Summer Session I
Note: Online course. Synchronous meeting schedule will be determined based on student availability.
How do you tell the story of an indescribably horrific experience, and what are the consequences of telling this story in different ways? This course aims to answer these questions in the context of chattel slavery by taking a capacious approach to the idea of “narratives of slavery.” This means that, first, we will scrutinize texts from various genres for their differing approaches to telling the stories of slavery, examining the conventions, affordances, and limitations of autobiographical narratives written by formerly enslaved people, of fictional accounts written by contemporary authors, of theorizations of slavery from the seventeenth century to the present, of film portrayals, and of statistical renderings of slavery’s quantitative data. Second, this course will approach slavery from an interdisciplinary perspective, with readings from the fields of literature, history, political theory, cultural theory, law, and computer science. Finally, we will engage in comparative analysis of the temporally and geographically specific manifestations of transatlantic slavery in Britain’s empire and the United States.
In exploring our class materials, we will debate sticky, high-stakes questions. Is slavery antithetical to liberal democracy, or is it the basis on which our society was founded and continues to operate? How do intellectual and artistic creations engage with trauma, and are there “right” and “wrong” ways to go about (re)writing slavery’s horrors? Do the specificities of categories like race, gender, nationality, geography, and temporality change what we mean when we talk about slavery?

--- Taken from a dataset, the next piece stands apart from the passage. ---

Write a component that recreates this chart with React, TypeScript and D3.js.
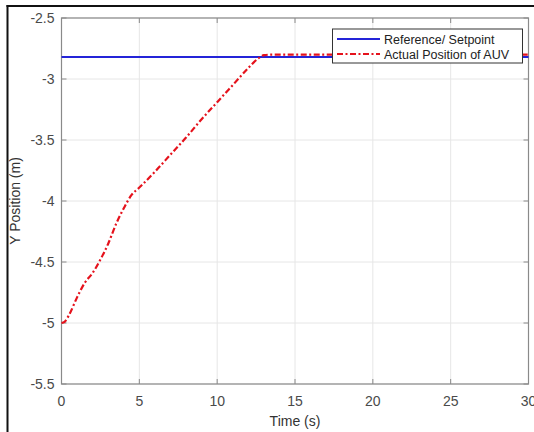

And who has authority to speak and write about slavery?
"Texts” will include works by Olaudah Equiano, Mary Prince, Frederick Douglass, Harriet Jacobs, Octavia Butler, Toni Morrison, Colson Whitehead, John Locke, Karl Marx, Frantz Fanon, Saidiya Hartman, Christina Sharpe, Quentin Tarantino, Steve McQueen, Jordan Peele, and others.
Expectations for the course are centered around energetic reading and incisive writing. Assessment will be based on discussion leadership and participation, short weekly reading responses, and a final creative project. No exams. Course codes: ALP, EI, W. Cross-listed English and AAAS.